• GIVEN INSTRUCTION:
Every line from the one with "Clone this screenshot in HTML." through the end of the entries below should be written out exactly; the pictures should not.

[Rows from a dataset of charts and code]
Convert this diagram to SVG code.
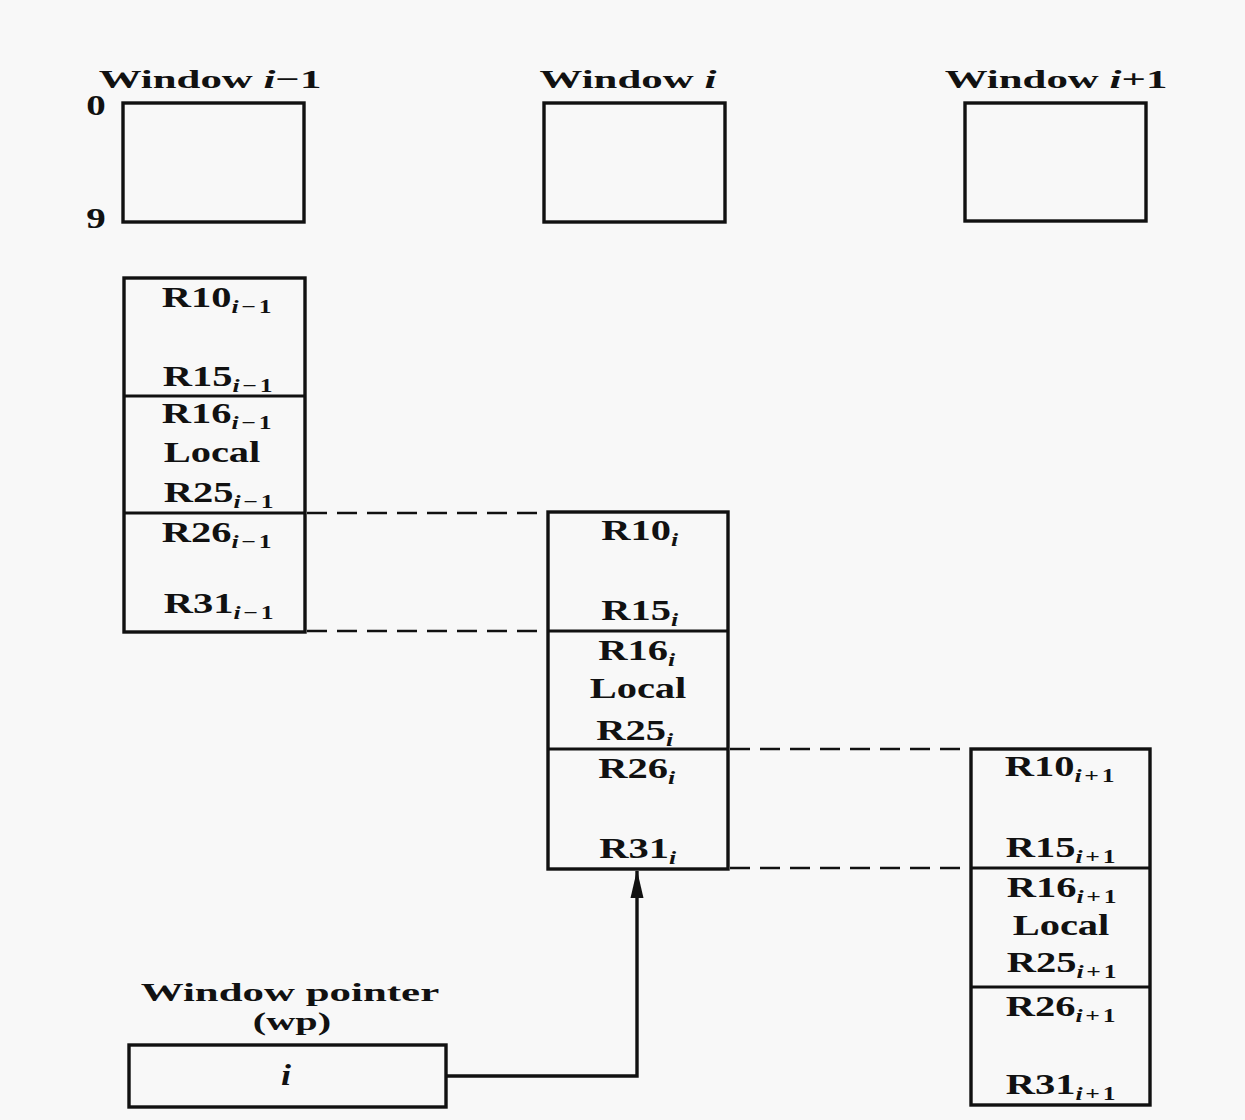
<svg xmlns="http://www.w3.org/2000/svg" width="1245" height="1120" viewBox="0 0 1245 1120">
<style>
.box{fill:none;stroke:#111;stroke-width:3.4}
.div{stroke:#111;stroke-width:3}
.dash{stroke:#111;stroke-width:2.6;stroke-dasharray:20 10;fill:none}
.conn{stroke:#111;stroke-width:3.4;fill:none}
text{font-family:"Liberation Serif","Times New Roman",serif;font-weight:bold;fill:#111}
.r{font-size:30px;text-anchor:middle}
.h{font-size:26px;text-anchor:middle}
.sub{font-size:19px;letter-spacing:2px}
.it{font-style:italic}
</style>
<defs>
<marker id="arr" markerUnits="userSpaceOnUse" markerWidth="28" markerHeight="16" refX="27" refY="8" orient="auto" viewBox="0 0 28 16">
<path d="M28 8 L0 1.5 L0 14.5 Z" fill="#111"/>
</marker>
</defs>
<rect width="1245" height="1120" fill="#f8f8f8"/>

<g id="win-prev">
<text class="h" transform="translate(210,88) scale(1.65,1)">Window <tspan class="it">i</tspan>−1</text>
<text class="r" transform="translate(96,115) scale(1.3,1)">0</text>
<text class="r" transform="translate(96,228) scale(1.3,1)">9</text>
<rect class="box" x="123" y="103" width="181" height="119"/>
</g>
<g id="win-cur">
<text class="h" transform="translate(628,88) scale(1.65,1)">Window <tspan class="it">i</tspan></text>
<rect class="box" x="544" y="103" width="181" height="119"/>
</g>
<g id="win-next">
<text class="h" transform="translate(1056,88) scale(1.65,1)">Window <tspan class="it">i</tspan>+1</text>
<rect class="box" x="965" y="103" width="181" height="118"/>
</g>

<g id="stack-prev">
<rect class="box" x="124" y="278" width="181" height="354"/>
<line class="div" x1="124" y1="396" x2="305" y2="396"/>
<line class="div" x1="124" y1="513" x2="305" y2="513"/>
<text class="r" transform="translate(218,307) scale(1.35,1)">R10<tspan class="sub" dy="6"><tspan class="it">i</tspan>−1</tspan></text>
<text class="r" transform="translate(219,386) scale(1.35,1)">R15<tspan class="sub" dy="6"><tspan class="it">i</tspan>−1</tspan></text>
<text class="r" transform="translate(218,423) scale(1.35,1)">R16<tspan class="sub" dy="6"><tspan class="it">i</tspan>−1</tspan></text>
<text class="r" transform="translate(212,462) scale(1.35,1)">Local</text>
<text class="r" transform="translate(220,502) scale(1.35,1)">R25<tspan class="sub" dy="6"><tspan class="it">i</tspan>−1</tspan></text>
<text class="r" transform="translate(218,542) scale(1.35,1)">R26<tspan class="sub" dy="6"><tspan class="it">i</tspan>−1</tspan></text>
<text class="r" transform="translate(220,613) scale(1.35,1)">R31<tspan class="sub" dy="6"><tspan class="it">i</tspan>−1</tspan></text>
</g>

<g id="stack-cur">
<rect class="box" x="548" y="512" width="180" height="357"/>
<line class="div" x1="548" y1="631" x2="728" y2="631"/>
<line class="div" x1="548" y1="749" x2="728" y2="749"/>
<text class="r" transform="translate(641,540) scale(1.35,1)">R10<tspan class="sub" dy="6"><tspan class="it">i</tspan></tspan></text>
<text class="r" transform="translate(641,620) scale(1.35,1)">R15<tspan class="sub" dy="6"><tspan class="it">i</tspan></tspan></text>
<text class="r" transform="translate(638,660) scale(1.35,1)">R16<tspan class="sub" dy="6"><tspan class="it">i</tspan></tspan></text>
<text class="r" transform="translate(638,698) scale(1.35,1)">Local</text>
<text class="r" transform="translate(636,740) scale(1.35,1)">R25<tspan class="sub" dy="6"><tspan class="it">i</tspan></tspan></text>
<text class="r" transform="translate(638,778) scale(1.35,1)">R26<tspan class="sub" dy="6"><tspan class="it">i</tspan></tspan></text>
<text class="r" transform="translate(639,858) scale(1.35,1)">R31<tspan class="sub" dy="6"><tspan class="it">i</tspan></tspan></text>
</g>

<g id="stack-next">
<rect class="box" x="971" y="749" width="179" height="356"/>
<line class="div" x1="971" y1="868" x2="1150" y2="868"/>
<line class="div" x1="971" y1="987" x2="1150" y2="987"/>
<text class="r" transform="translate(1061,776) scale(1.35,1)">R10<tspan class="sub" dy="6"><tspan class="it">i</tspan>+1</tspan></text>
<text class="r" transform="translate(1062,857) scale(1.35,1)">R15<tspan class="sub" dy="6"><tspan class="it">i</tspan>+1</tspan></text>
<text class="r" transform="translate(1063,897) scale(1.35,1)">R16<tspan class="sub" dy="6"><tspan class="it">i</tspan>+1</tspan></text>
<text class="r" transform="translate(1061,935) scale(1.35,1)">Local</text>
<text class="r" transform="translate(1063,972) scale(1.35,1)">R25<tspan class="sub" dy="6"><tspan class="it">i</tspan>+1</tspan></text>
<text class="r" transform="translate(1062,1016) scale(1.35,1)">R26<tspan class="sub" dy="6"><tspan class="it">i</tspan>+1</tspan></text>
<text class="r" transform="translate(1062,1094) scale(1.35,1)">R31<tspan class="sub" dy="6"><tspan class="it">i</tspan>+1</tspan></text>
</g>

<g id="wp">
<text class="h" transform="translate(290,1001) scale(1.65,1)">Window pointer</text>
<text class="h" transform="translate(292,1030) scale(1.55,1)">(wp)</text>
<rect class="box" x="129" y="1045" width="317" height="62"/>
<text class="r it" transform="translate(286,1085) scale(1.2,1)">i</text>
</g>

<g id="connectors">
<line class="dash" x1="307" y1="513" x2="546" y2="513"/>
<line class="dash" x1="307" y1="631" x2="546" y2="631"/>
<line class="dash" x1="730" y1="749" x2="969" y2="749"/>
<line class="dash" x1="730" y1="868" x2="969" y2="868"/>
<path class="conn" d="M446 1076 H637 V871" marker-end="url(#arr)"/>
</g>
</svg>
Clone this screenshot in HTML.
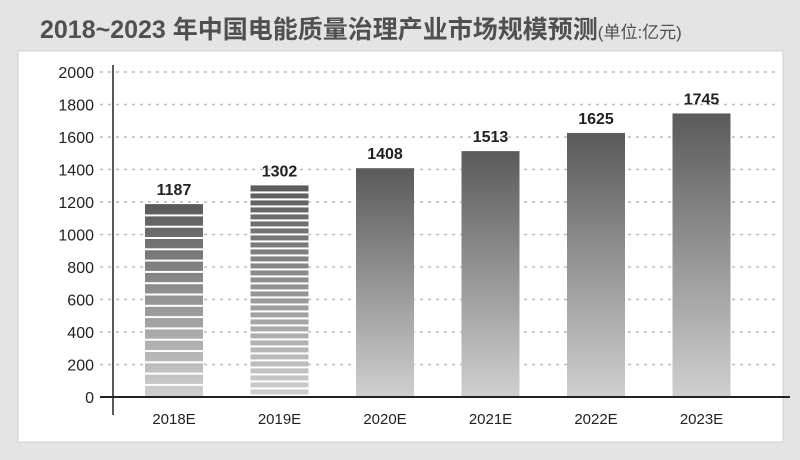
<!DOCTYPE html>
<html><head><meta charset="utf-8"><style>
body{margin:0;width:800px;height:455px;background:#e4e4e4;overflow:hidden;font-family:"Liberation Sans","Noto Sans CJK SC",sans-serif}
</style></head><body>
<svg width="800" height="455" xmlns="http://www.w3.org/2000/svg">
<defs>
<linearGradient id="g" x1="0" y1="0" x2="0" y2="1"><stop offset="0" stop-color="#5a5a5a"/><stop offset="1" stop-color="#cfcfcf"/></linearGradient>
</defs>
<text x="40" y="38" font-size="25" font-weight="bold" fill="#505050">2018~2023 年中国电能质量治理产业市场规模预测<tspan font-size="17" font-weight="normal">(单位:亿元)</tspan></text>
<rect x="18" y="51" width="765" height="391" fill="#fff" stroke="#d0d0d0"/>
<g id="grid"></g><g id="bars"></g>
<line x1="113" y1="65" x2="113" y2="415" stroke="#222" stroke-width="1.5"/>
<line x1="100" y1="397" x2="790" y2="397" stroke="#222" stroke-width="2"/>
</svg>
<script>
const categories=["2018E","2019E","2020E","2021E","2022E","2023E"];
const values=[1187,1302,1408,1513,1625,1745];
const yTicks=[0,200,400,600,800,1000,1200,1400,1600,1800,2000];
const NS="http://www.w3.org/2000/svg";
const y=v=>397-v*0.1625;
const x=i=>145+i*105.5;
const svg=document.querySelector('svg'),grid=document.getElementById('grid'),bars=document.getElementById('bars');
function mk(t,a,p){const e=document.createElementNS(NS,t);for(const k in a)e.setAttribute(k,a[k]);(p||svg).appendChild(e);return e;}
yTicks.forEach(v=>{
 if(v>0){const l=mk('line',{x1:100,x2:775,y1:y(v),y2:y(v),stroke:'#bbb','stroke-dasharray':'3 5','stroke-width':1.5},grid);
 
 }
 const t=mk('text',{x:94,y:y(v)+6,'text-anchor':'end','font-size':16,fill:'#222'});t.textContent=v;
 
 
});
categories.forEach((c,i)=>{
 const bx=x(i),by=y(values[i]),h=397-by;
 const r=mk('rect',{x:bx,y:by,width:58,height:h-1,fill:'url(#g)'},bars);
 
 
 if(i<2){const step=i==0?11.3:7;for(let s=by+step;s<396;s+=step){const w=mk('rect',{x:bx,y:s-1,width:58,height:2,fill:'#fff'},bars);
 
 }}
 const vt=mk('text',{x:bx+29,y:by-9,'text-anchor':'middle','font-size':16,'font-weight':'bold',fill:'#222'});vt.textContent=values[i];
 
 
 const ct=mk('text',{x:bx+29,y:424,'text-anchor':'middle','font-size':15,fill:'#222'});ct.textContent=c;
 
 
});
</script>
</body></html>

• EXERCISE SOLUTION:
Clone this screenshot in HTML.
<!DOCTYPE html>
<html><head><meta charset="utf-8"><style>
body{margin:0;width:800px;height:455px;background:#e4e4e4;overflow:hidden;font-family:"Liberation Sans","Noto Sans CJK SC",sans-serif}
</style></head><body>
<svg width="800" height="455" xmlns="http://www.w3.org/2000/svg">
<defs>
<linearGradient id="g" x1="0" y1="0" x2="0" y2="1"><stop offset="0" stop-color="#5a5a5a"/><stop offset="1" stop-color="#cfcfcf"/></linearGradient>
</defs>
<text x="40" y="38" font-size="25" font-weight="bold" fill="#505050">2018~2023 年中国电能质量治理产业市场规模预测<tspan font-size="17" font-weight="normal">(单位:亿元)</tspan></text>
<rect x="18" y="51" width="765" height="391" fill="#fff" stroke="#d0d0d0"/>
<g id="grid"></g><g id="bars"></g>
<line x1="113" y1="65" x2="113" y2="415" stroke="#222" stroke-width="1.5"/>
<line x1="100" y1="397" x2="790" y2="397" stroke="#222" stroke-width="2"/>
</svg>
<script>
const categories=["2018E","2019E","2020E","2021E","2022E","2023E"];
const values=[1187,1302,1408,1513,1625,1745];
const yTicks=[0,200,400,600,800,1000,1200,1400,1600,1800,2000];
const NS="http://www.w3.org/2000/svg";
const y=v=>397-v*0.1625;
const x=i=>145+i*105.5;
const svg=document.querySelector('svg'),grid=document.getElementById('grid'),bars=document.getElementById('bars');
function mk(t,a,p){const e=document.createElementNS(NS,t);for(const k in a)e.setAttribute(k,a[k]);(p||svg).appendChild(e);return e;}
yTicks.forEach(v=>{
 if(v>0){const l=mk('line',{x1:100,x2:775,y1:y(v),y2:y(v),stroke:'#bbb','stroke-dasharray':'3 5','stroke-width':1.5},grid);
 
 }
 const t=mk('text',{x:94,y:y(v)+6,'text-anchor':'end','font-size':16,fill:'#222'});t.textContent=v;
 
 
});
categories.forEach((c,i)=>{
 const bx=x(i),by=y(values[i]),h=397-by;
 const r=mk('rect',{x:bx,y:by,width:58,height:h-1,fill:'url(#g)'},bars);
 
 
 if(i<2){const step=i==0?11.3:7;for(let s=by+step;s<396;s+=step){const w=mk('rect',{x:bx,y:s-1,width:58,height:2,fill:'#fff'},bars);
 
 }}
 const vt=mk('text',{x:bx+29,y:by-9,'text-anchor':'middle','font-size':16,'font-weight':'bold',fill:'#222'});vt.textContent=values[i];
 
 
 const ct=mk('text',{x:bx+29,y:424,'text-anchor':'middle','font-size':15,fill:'#222'});ct.textContent=c;
 
 
});
</script>
</body></html>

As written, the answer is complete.